Task requirements
Present every line in which the string "this" appears.

Data entries
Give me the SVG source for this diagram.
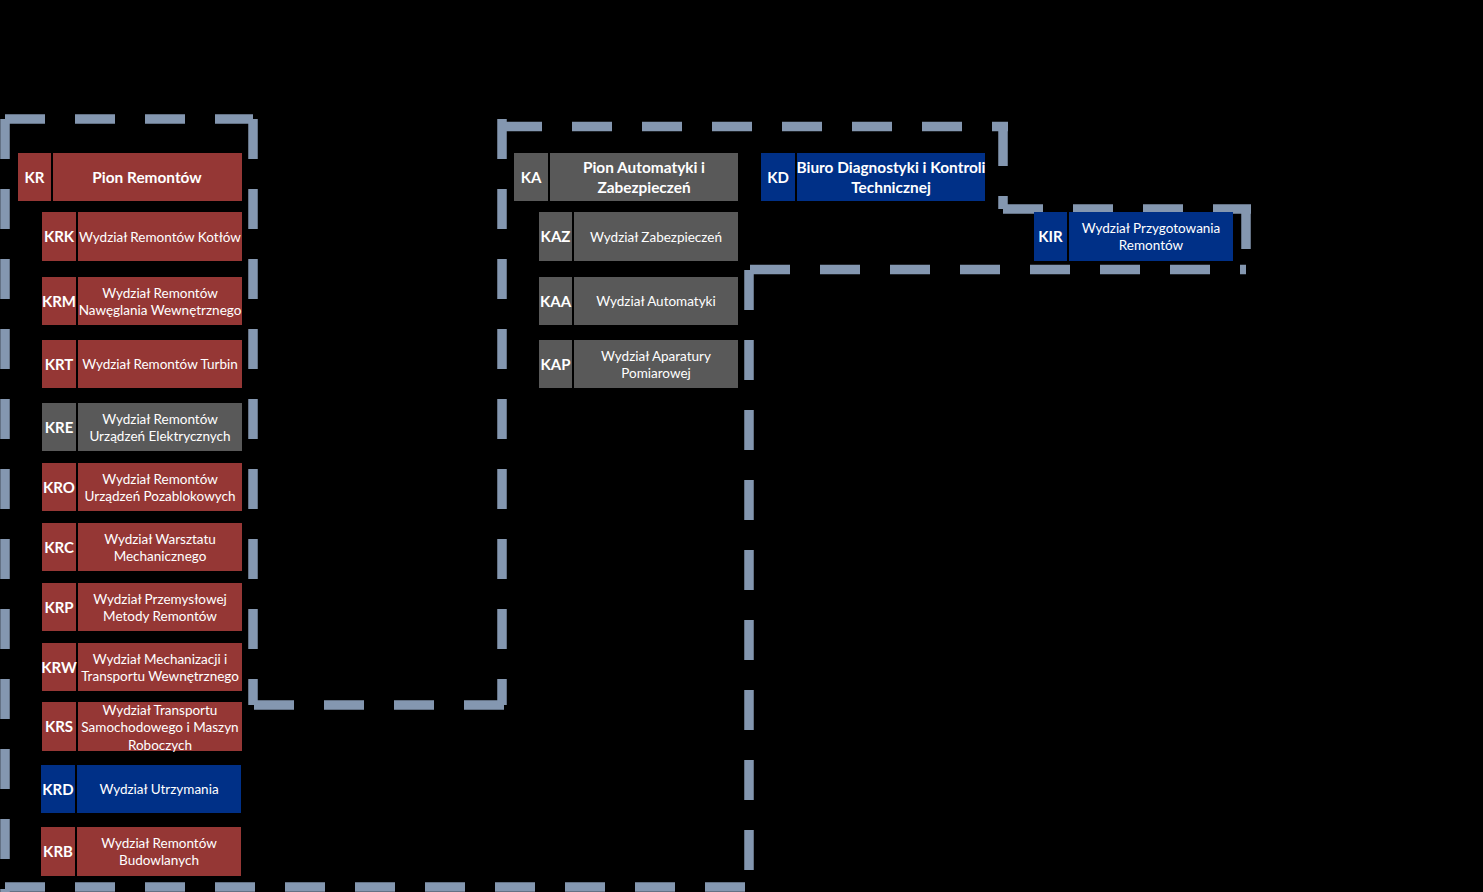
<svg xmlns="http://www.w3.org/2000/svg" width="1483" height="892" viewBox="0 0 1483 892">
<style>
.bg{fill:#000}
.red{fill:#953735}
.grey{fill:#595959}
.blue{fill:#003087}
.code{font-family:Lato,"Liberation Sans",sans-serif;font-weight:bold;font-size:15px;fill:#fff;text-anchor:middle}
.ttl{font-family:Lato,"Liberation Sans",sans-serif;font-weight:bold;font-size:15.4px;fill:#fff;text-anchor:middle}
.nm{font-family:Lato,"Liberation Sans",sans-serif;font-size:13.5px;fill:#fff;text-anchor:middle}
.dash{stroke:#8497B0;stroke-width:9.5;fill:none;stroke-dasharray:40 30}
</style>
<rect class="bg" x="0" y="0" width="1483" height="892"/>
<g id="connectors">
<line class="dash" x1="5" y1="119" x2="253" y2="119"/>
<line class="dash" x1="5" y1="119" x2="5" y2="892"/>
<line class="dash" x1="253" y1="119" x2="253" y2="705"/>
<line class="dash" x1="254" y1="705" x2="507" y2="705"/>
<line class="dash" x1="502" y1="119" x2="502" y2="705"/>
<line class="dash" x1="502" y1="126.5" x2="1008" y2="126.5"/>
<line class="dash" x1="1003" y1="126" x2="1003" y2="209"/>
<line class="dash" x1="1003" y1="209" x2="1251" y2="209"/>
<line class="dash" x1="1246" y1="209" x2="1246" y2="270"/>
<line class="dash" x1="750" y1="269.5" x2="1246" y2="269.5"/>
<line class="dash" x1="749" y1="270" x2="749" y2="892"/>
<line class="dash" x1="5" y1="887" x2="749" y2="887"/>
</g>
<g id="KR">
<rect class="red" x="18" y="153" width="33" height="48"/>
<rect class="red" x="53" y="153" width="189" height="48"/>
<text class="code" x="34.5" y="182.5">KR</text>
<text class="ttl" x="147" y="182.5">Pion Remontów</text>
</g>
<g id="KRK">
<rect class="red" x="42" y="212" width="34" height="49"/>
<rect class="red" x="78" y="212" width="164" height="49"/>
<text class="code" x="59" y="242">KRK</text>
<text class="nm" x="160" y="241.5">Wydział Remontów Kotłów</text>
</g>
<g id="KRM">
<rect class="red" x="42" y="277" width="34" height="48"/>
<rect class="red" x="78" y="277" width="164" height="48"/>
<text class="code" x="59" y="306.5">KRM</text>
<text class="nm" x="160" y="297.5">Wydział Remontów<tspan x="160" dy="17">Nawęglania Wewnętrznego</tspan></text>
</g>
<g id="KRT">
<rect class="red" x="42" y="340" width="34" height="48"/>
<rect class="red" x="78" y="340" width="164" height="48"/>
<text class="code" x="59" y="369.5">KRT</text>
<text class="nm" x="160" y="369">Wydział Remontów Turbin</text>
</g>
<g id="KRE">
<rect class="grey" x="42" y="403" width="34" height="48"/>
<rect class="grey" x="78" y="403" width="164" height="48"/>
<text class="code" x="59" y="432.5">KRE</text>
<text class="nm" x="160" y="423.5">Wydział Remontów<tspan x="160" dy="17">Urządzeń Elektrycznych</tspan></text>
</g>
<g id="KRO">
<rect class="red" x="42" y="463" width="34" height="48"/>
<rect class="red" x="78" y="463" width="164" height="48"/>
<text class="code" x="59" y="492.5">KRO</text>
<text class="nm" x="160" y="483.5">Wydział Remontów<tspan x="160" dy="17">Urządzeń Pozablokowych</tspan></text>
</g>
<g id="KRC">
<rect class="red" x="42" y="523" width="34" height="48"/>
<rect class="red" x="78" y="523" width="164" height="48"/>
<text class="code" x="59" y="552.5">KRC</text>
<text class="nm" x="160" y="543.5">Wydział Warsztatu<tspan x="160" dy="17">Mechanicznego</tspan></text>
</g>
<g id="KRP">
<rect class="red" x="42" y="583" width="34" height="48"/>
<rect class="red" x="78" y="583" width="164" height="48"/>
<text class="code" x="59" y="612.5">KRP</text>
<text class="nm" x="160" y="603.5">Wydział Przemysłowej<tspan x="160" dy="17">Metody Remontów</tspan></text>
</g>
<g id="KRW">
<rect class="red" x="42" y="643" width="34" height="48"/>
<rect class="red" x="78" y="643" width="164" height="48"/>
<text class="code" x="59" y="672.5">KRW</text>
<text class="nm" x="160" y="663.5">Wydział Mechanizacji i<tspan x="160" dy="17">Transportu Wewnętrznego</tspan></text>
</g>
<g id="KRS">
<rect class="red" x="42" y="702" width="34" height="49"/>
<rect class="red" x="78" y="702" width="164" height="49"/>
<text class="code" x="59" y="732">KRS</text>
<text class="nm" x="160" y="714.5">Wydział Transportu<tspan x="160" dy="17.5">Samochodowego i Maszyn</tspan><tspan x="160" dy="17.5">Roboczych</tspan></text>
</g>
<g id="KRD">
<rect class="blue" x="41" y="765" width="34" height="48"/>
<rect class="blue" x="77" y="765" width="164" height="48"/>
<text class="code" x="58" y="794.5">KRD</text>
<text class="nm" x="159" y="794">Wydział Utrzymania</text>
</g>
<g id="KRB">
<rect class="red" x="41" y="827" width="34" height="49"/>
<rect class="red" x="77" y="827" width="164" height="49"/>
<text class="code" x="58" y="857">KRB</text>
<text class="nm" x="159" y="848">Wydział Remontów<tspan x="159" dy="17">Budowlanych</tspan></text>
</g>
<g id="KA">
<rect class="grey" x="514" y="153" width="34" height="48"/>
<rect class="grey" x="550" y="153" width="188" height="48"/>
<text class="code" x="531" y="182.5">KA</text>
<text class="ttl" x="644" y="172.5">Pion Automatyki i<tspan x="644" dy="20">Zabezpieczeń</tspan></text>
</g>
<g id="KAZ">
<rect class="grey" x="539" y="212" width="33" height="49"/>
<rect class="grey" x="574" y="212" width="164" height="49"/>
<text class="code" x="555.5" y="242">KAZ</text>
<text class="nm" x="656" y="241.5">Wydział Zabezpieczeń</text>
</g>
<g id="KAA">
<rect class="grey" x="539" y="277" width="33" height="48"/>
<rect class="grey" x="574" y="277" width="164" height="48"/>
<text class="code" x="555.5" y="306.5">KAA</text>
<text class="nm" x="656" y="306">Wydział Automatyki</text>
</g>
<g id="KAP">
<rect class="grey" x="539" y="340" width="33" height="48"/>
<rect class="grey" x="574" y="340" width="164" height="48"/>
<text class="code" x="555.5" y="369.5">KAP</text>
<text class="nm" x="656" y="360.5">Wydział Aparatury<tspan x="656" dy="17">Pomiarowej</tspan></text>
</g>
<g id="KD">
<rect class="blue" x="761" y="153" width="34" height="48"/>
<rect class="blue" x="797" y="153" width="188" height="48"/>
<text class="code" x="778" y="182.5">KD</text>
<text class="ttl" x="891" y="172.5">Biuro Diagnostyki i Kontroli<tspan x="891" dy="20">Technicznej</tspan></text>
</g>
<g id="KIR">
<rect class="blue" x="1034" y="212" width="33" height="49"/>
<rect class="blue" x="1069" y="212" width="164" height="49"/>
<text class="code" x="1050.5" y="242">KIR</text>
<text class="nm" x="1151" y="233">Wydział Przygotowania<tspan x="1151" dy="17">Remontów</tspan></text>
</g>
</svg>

* * *

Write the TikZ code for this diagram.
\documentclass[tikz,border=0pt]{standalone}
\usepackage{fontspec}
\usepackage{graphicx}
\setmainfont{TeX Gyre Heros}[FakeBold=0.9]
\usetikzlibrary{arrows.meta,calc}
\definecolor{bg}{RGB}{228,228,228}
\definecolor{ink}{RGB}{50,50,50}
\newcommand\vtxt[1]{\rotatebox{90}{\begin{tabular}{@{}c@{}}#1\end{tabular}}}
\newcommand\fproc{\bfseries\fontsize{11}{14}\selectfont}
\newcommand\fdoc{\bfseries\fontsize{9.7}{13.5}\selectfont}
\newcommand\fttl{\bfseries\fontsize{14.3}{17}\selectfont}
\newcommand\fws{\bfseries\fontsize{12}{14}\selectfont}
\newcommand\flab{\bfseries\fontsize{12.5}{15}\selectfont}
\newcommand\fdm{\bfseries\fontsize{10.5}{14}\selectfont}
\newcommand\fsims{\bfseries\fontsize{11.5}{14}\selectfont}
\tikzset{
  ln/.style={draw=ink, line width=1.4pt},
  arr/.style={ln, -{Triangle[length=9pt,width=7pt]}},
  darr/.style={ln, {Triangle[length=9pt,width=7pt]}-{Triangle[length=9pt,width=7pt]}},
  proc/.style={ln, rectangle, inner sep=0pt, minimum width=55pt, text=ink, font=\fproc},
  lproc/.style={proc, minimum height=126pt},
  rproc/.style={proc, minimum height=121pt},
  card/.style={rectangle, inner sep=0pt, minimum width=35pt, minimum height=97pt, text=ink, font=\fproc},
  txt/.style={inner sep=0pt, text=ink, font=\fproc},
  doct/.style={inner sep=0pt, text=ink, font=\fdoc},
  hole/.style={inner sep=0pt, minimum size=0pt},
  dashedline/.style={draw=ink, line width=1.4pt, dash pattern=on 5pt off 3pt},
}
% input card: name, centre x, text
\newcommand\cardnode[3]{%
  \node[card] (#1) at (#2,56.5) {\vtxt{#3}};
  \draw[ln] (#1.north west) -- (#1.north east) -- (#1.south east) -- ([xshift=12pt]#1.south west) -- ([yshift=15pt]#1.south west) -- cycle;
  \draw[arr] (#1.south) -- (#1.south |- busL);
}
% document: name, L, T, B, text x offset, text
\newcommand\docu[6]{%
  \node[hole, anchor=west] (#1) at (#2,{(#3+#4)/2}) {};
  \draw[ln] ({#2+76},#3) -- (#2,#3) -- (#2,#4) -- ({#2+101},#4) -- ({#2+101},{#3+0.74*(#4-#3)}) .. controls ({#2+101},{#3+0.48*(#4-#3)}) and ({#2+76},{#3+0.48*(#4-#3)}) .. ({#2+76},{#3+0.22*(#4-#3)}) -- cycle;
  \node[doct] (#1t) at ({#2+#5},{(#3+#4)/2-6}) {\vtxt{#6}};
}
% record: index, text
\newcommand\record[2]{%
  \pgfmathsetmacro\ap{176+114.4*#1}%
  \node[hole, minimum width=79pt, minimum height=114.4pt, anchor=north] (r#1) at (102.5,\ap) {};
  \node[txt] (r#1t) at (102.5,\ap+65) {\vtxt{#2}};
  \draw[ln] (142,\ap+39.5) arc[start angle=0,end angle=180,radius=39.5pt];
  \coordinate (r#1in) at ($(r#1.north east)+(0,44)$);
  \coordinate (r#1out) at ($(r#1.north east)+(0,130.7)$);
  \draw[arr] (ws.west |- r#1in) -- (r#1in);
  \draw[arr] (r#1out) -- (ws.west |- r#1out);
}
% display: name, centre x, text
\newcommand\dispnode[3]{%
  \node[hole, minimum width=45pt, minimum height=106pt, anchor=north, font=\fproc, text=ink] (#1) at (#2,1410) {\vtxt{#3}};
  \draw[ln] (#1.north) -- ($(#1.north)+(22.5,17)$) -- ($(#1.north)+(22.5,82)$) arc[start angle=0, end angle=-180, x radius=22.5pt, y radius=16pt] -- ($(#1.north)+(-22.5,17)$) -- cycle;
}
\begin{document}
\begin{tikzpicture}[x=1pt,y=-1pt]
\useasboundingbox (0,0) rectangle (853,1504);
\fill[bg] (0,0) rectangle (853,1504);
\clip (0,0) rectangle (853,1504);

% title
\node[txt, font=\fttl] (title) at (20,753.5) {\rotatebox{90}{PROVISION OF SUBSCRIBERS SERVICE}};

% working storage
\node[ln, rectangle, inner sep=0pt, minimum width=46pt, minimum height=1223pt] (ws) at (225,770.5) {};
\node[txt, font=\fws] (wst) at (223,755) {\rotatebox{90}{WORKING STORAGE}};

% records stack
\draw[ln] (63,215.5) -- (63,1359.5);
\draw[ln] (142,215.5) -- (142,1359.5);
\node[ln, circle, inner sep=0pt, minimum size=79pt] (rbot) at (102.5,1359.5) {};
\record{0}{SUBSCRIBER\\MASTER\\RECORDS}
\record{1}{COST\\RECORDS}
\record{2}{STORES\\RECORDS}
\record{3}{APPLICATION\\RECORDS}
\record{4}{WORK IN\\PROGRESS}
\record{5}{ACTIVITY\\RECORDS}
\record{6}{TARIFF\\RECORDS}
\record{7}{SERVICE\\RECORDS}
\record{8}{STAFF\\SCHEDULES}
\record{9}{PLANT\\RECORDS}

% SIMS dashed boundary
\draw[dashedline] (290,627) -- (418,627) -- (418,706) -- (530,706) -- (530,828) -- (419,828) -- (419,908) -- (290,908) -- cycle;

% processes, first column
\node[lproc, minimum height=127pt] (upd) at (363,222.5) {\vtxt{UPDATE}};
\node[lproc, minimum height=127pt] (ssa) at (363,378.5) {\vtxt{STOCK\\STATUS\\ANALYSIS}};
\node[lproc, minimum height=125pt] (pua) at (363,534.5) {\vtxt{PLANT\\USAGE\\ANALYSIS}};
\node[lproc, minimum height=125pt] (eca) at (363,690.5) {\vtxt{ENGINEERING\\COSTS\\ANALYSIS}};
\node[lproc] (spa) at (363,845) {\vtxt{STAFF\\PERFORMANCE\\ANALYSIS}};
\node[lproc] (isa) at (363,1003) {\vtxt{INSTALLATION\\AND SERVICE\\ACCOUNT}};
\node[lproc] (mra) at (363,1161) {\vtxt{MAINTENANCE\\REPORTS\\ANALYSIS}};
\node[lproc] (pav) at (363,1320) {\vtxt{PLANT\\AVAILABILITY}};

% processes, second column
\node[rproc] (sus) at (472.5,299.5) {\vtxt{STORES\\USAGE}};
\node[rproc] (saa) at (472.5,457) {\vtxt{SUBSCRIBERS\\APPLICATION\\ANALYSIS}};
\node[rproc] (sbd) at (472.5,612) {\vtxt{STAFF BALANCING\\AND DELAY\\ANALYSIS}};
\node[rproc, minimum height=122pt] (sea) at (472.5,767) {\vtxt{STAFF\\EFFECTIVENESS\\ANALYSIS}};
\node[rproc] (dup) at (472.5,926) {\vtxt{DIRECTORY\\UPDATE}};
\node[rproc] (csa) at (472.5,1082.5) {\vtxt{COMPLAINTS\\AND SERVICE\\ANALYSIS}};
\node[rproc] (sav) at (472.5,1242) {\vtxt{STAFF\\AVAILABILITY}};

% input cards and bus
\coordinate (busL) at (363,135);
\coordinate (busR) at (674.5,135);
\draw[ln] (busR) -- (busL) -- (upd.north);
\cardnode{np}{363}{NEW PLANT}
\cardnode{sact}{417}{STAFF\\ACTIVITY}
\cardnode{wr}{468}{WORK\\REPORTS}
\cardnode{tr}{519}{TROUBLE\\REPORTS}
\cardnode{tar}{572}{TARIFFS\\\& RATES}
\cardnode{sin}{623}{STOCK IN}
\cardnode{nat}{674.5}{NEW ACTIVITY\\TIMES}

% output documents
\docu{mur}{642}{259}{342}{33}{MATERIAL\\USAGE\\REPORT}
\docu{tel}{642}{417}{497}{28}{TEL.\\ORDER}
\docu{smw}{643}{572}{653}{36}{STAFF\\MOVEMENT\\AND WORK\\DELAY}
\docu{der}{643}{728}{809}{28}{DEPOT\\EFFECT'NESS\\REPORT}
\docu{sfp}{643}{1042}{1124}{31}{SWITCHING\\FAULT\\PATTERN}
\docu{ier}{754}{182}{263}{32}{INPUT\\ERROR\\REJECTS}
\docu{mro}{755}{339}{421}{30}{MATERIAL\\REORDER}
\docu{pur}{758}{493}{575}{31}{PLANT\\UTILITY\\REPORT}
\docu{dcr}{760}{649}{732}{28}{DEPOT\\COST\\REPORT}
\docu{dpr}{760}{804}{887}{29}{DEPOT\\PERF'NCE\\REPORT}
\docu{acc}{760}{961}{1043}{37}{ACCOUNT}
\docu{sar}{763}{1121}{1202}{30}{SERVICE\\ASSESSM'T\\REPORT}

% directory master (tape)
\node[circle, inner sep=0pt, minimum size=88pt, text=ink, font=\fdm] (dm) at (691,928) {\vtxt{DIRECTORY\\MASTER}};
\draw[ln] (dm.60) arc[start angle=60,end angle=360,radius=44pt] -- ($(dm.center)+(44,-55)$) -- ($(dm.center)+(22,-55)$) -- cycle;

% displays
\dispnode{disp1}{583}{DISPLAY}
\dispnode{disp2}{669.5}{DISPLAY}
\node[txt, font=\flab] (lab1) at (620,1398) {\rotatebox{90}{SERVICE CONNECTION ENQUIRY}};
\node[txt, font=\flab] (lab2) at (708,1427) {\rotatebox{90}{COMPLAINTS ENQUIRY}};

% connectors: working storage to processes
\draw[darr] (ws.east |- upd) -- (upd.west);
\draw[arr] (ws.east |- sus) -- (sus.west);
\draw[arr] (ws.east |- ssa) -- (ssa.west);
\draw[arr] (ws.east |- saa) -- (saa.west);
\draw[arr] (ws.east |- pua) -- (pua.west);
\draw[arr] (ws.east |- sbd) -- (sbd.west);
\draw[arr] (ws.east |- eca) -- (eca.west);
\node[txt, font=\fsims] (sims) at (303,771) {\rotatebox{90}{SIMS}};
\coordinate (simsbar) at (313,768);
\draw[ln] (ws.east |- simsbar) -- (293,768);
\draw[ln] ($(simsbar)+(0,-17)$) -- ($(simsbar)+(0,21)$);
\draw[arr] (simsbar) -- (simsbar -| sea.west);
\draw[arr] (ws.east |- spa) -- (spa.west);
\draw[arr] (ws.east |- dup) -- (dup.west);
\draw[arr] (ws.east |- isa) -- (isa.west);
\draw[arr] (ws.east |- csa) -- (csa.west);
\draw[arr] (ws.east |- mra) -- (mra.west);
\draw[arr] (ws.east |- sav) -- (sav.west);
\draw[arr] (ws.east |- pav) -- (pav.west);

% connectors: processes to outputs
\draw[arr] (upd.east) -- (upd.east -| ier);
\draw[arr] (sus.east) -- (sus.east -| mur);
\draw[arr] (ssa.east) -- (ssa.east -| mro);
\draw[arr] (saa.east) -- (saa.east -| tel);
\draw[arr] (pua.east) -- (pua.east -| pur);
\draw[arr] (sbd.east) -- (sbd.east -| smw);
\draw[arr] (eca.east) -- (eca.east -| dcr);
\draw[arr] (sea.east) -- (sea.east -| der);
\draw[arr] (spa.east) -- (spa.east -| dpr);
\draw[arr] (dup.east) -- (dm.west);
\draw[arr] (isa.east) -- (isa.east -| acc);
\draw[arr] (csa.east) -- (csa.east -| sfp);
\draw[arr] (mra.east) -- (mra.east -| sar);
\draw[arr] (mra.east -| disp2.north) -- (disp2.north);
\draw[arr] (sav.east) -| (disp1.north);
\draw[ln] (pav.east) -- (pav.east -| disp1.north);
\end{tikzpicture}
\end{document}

Exercise solution
Give me the SVG source for this diagram.
Write the TikZ code for this diagram.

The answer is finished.